Lifecycle Building Center Gives Construction Waste A Second Chance

More and more doors to see in the door section at the Lifecycle Building Center of Greater Atlanta.

BRENNA BEECH / WABE

After a home is built or demolished, most building materials end up in landfills.

But at least 25 percent of materials – like tiles and kitchen cabinets – don’t belong there.

Recycled sinks for sale at the Lifecycle Building Center of Greater Atlanta. CREDIT BRENNA BEECH / WABE

A local nonprofit, the Lifecycle Building Center, has been helping to make the construction industry more sustainable.



At the 100-year-old warehouse on Murphy Avenue in Southwest Atlanta, operations director Adam Deck shows off a set of three high-quality windows.

They were sold to the Lifecycle Building Center after someone had remodeled a home.

Deck is the director of operations at the Lifecycle Building Center. The windows are next to rows of cabinet doors and kitchen faucets.

Maria Walker said she goes there when she renovates her rental properties.

“This is a much better deal than Home Depot,” Walker said. “This is usually stuff that may be recycled or sometimes reused, sometimes brand new. But the cost difference is huge.”

The center gets dump trucks full of materials donated from construction companies that it resells to people like Walker.

Raul Rivera, Bakaffa Schertz Agonafer and David Bedingfield pack up some items for auction at the Lifecycle Building Center. CREDIT BRENNA BEECH / WABE

One of the center’s partners has been Atlanta’s TV and film industry.

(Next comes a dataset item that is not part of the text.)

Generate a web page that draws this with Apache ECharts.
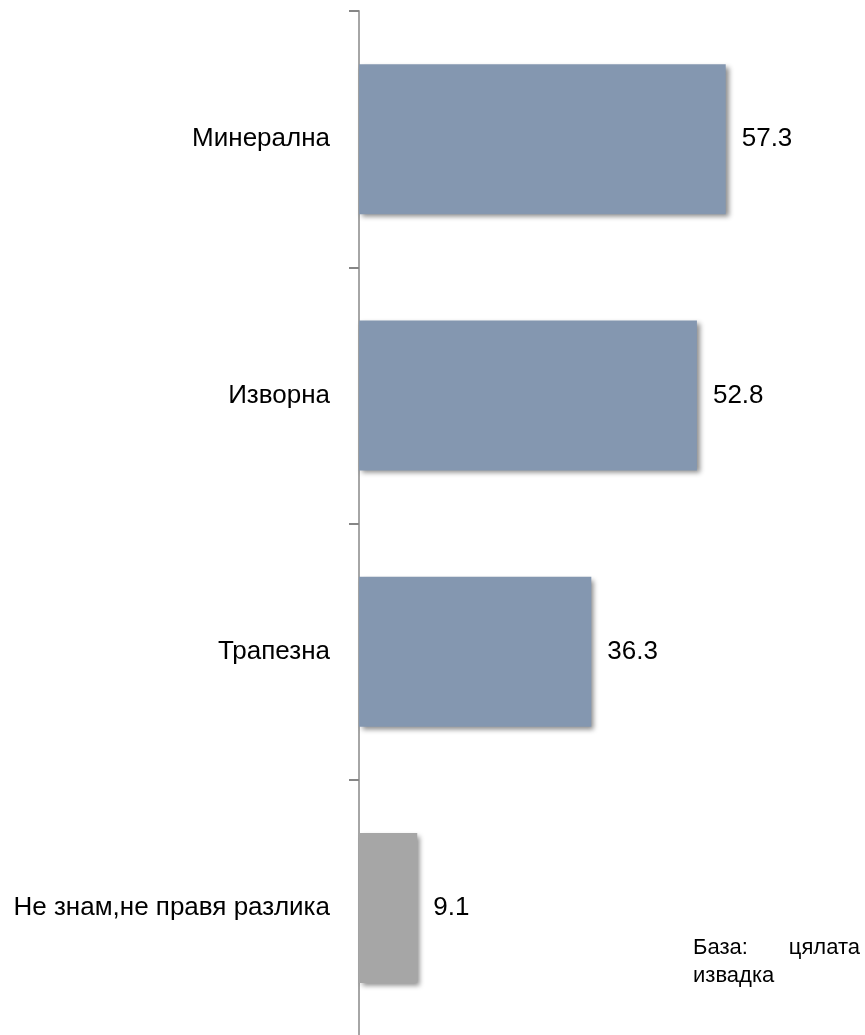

Deck said the center’s biggest customer is “The Walking Dead” TV show. And “The Hunger Games” donated $60,000 worth of plastic bins.

“They shipped them in from California and they used them in a backdrop behind one pan shot to block something,” Deck said.

Deck said most of his job is to play matchmaker … with local businesses and nonprofits.

Reed Thomas of local construction giant J.E. Dunn said it repurposes about two percent of its construction waste in Georgia.

“Building construction is not very sustainable when you look at it, but anything we can do to better that process, we try to do,” Thomas said.

Since opening in 2011, the center has passed on donations of building materials to other local nonprofits like Habitat for Humanity and Friends of Refugees in Clarkston.